You could make your own pickup with thin copper. Use the bolster screw to fasten it and wiper(s) to the middle of the axle. That would pickup one rail, on the other truck, flip the wheelsets so the insulator is on the opposite side compared to the other truck, that will pickup the other rail then. Generally, using a bridge rectifier with an led light you are using the diodes in the rectifier as a voltage dropping source. Each diode drops 0.7 V, so with two you get the 1.4 V drop which should run your led.

For the bridge to work, you need a load, which you would not normally have with a caboose. I normally see bridge rectifiers to run lights in engines, the bridge ~ terminals go on one rail pickup, splice it in. Then the -/+ terminals on the bridge go to the led.
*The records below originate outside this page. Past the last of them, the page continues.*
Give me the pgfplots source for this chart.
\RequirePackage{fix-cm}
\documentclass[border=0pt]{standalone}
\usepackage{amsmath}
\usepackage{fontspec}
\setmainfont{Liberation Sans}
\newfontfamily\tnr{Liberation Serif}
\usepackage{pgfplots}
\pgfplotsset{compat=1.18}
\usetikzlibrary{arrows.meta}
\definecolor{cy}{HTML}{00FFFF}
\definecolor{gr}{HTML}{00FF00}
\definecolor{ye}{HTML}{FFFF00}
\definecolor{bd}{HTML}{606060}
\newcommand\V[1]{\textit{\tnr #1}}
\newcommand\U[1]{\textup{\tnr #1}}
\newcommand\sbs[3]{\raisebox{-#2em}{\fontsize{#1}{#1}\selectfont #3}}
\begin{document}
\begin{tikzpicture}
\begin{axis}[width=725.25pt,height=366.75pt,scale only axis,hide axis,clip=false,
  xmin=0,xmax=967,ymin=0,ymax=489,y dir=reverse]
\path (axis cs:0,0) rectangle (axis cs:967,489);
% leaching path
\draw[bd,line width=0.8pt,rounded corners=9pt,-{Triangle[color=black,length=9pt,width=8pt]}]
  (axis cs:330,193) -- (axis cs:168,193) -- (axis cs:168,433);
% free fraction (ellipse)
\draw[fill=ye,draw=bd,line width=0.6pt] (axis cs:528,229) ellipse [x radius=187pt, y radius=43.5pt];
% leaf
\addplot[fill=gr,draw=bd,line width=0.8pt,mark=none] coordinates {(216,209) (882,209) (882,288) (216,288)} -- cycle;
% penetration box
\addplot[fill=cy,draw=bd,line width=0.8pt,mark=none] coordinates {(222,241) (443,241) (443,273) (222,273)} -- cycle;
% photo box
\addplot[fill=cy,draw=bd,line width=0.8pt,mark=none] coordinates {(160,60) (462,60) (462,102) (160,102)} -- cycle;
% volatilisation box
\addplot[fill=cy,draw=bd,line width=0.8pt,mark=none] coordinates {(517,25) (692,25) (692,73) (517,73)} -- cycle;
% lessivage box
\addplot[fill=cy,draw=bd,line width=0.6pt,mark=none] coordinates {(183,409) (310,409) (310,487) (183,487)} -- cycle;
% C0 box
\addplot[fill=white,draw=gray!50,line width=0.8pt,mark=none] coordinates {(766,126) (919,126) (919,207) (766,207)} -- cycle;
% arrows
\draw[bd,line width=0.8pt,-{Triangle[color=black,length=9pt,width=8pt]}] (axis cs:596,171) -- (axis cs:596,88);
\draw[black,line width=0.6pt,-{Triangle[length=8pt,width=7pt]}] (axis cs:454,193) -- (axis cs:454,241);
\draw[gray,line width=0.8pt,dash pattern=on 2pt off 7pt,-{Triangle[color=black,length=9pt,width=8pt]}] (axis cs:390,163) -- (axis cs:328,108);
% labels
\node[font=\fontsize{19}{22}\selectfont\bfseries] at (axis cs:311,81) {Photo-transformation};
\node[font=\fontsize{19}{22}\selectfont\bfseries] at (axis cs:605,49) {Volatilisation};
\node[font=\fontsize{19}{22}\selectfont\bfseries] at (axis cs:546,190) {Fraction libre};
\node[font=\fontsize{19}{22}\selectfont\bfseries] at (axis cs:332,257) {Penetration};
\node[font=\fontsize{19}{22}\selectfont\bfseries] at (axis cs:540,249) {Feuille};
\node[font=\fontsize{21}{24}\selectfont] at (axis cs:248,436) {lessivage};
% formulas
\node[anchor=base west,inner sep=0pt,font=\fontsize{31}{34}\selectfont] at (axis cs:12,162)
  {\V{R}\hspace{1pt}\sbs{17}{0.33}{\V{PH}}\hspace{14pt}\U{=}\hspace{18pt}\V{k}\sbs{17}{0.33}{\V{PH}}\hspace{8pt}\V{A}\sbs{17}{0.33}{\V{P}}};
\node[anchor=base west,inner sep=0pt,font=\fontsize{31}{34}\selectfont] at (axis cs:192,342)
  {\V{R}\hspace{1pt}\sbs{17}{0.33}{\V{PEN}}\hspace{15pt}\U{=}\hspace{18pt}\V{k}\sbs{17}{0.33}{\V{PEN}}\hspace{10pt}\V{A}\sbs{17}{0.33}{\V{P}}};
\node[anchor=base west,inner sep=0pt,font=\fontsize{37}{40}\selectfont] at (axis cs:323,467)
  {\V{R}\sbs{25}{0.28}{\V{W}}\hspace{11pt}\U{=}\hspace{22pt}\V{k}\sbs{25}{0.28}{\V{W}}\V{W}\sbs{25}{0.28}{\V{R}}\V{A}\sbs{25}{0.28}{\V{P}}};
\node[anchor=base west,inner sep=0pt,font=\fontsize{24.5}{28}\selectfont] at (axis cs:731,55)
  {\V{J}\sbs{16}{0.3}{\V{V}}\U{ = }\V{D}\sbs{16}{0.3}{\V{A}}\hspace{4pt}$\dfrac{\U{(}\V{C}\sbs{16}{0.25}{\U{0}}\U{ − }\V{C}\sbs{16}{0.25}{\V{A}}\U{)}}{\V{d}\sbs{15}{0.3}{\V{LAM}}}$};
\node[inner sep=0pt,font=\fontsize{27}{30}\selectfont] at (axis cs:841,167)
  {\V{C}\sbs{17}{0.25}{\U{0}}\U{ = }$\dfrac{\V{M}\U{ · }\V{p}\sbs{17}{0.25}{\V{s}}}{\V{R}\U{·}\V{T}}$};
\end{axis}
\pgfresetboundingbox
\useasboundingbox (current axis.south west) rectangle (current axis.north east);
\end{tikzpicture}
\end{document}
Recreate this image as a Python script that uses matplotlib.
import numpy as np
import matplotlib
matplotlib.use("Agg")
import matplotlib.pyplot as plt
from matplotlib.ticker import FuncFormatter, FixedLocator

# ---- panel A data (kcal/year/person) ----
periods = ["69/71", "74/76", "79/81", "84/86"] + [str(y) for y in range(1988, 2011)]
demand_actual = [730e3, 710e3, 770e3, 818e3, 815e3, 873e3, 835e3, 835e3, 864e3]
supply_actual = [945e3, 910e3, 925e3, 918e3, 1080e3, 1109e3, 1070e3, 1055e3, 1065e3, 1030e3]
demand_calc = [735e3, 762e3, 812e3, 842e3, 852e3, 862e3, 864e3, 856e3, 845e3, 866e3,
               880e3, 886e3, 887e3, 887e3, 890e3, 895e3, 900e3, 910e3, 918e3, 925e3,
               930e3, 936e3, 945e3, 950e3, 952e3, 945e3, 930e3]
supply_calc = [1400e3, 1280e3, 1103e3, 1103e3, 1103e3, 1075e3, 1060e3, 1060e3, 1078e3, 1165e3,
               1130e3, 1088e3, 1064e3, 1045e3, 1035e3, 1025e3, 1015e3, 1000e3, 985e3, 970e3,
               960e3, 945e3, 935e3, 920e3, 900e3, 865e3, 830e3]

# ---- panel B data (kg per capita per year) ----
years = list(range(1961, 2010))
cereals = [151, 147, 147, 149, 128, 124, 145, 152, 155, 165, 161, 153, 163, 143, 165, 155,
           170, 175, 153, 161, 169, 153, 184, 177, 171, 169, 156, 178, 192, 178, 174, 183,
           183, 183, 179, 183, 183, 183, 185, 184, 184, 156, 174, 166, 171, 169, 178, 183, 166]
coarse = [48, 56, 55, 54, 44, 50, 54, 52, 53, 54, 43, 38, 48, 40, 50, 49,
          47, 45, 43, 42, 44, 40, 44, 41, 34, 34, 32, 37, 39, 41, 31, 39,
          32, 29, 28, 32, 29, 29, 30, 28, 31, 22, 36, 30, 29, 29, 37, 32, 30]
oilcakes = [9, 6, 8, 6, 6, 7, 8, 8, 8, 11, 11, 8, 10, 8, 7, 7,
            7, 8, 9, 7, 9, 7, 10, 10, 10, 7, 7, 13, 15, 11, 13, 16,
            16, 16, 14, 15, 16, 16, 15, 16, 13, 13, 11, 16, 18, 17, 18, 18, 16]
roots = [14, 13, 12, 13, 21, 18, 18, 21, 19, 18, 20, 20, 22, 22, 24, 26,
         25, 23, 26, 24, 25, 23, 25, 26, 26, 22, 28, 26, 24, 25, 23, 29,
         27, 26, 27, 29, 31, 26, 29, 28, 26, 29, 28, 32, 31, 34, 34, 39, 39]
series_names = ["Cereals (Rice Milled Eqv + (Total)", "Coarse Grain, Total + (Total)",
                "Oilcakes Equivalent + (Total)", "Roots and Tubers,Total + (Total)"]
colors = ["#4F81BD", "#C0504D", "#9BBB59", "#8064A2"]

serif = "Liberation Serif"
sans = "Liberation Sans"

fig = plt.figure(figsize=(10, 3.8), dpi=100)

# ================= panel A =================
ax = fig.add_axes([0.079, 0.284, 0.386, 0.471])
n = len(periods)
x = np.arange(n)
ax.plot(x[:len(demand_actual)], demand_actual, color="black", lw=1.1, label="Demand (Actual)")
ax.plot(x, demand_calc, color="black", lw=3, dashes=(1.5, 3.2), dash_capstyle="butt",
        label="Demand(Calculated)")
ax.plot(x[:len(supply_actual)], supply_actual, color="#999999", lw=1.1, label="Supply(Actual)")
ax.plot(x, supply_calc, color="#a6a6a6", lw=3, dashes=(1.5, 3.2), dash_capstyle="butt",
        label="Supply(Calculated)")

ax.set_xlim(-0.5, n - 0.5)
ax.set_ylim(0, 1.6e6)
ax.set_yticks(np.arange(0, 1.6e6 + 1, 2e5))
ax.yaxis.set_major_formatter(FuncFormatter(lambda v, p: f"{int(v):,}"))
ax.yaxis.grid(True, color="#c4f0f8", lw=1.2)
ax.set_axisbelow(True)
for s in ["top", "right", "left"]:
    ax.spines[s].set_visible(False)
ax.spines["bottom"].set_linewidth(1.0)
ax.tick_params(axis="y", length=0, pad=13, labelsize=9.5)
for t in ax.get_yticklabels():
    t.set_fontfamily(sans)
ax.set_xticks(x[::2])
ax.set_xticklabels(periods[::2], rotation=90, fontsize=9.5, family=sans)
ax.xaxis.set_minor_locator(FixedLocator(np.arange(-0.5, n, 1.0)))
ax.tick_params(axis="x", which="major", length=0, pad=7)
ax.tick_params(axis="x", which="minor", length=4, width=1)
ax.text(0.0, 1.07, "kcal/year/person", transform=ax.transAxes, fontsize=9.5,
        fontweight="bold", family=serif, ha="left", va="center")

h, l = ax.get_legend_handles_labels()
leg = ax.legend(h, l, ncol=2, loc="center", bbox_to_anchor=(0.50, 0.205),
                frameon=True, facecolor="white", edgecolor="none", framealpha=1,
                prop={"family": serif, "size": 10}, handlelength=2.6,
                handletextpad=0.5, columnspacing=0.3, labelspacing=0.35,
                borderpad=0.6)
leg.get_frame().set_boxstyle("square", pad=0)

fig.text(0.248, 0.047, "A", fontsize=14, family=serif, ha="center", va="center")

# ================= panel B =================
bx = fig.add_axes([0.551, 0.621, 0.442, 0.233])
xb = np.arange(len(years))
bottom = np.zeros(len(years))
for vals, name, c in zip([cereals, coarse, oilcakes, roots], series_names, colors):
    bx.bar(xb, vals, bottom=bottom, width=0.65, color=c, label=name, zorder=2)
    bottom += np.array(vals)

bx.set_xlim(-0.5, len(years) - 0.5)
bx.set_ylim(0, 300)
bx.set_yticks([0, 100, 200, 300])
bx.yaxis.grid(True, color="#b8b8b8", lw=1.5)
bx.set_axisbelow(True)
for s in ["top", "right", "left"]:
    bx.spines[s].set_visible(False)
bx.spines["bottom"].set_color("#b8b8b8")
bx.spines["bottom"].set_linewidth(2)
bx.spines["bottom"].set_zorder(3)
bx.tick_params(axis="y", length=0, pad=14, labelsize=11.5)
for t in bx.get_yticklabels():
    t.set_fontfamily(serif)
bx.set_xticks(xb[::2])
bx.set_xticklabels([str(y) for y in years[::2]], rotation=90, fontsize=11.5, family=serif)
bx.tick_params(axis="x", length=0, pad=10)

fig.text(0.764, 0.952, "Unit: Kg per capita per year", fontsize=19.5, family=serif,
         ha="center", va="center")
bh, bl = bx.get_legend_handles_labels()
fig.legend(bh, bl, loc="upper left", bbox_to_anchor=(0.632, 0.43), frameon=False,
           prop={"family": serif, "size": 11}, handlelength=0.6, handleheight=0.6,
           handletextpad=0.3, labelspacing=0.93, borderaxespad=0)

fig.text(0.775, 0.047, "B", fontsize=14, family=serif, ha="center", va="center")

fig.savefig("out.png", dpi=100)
For a no load situation, just use resistors if the power supply is constant. Otherwise you will need a load (properly sized resistor) to make the bridge rectifier work.


----------



## SRV1

The bridge rectifier came with the sidemarkers I ordered for the caboose. Its going to have lighted, controllable, lanterns on the sides in back along with interior lighting.
With these ribbed steel wheels I was unable to see insulators on them. There a rounded bulge in the back of the wheels and the axles go in. I dont notice any insulator. The packaging says the axles are insulated.

Sent from my SCH-R950 using Tapatalk 2


----------



## timlange3

With metal wheels there must be an insulator somewhere, otherwise they will not roll! 

Use your multimeter to see where the insulator is located.


----------



## Howard1975

briangcc said:


> I like Howard's suggestion and the only thing I would add is this...it only works if the truck is plastic. Mount that same setup on a metal truck and you'll cause a short circuit.


Yes that is very true, I forgot to mention that in my post. It slipped my mind.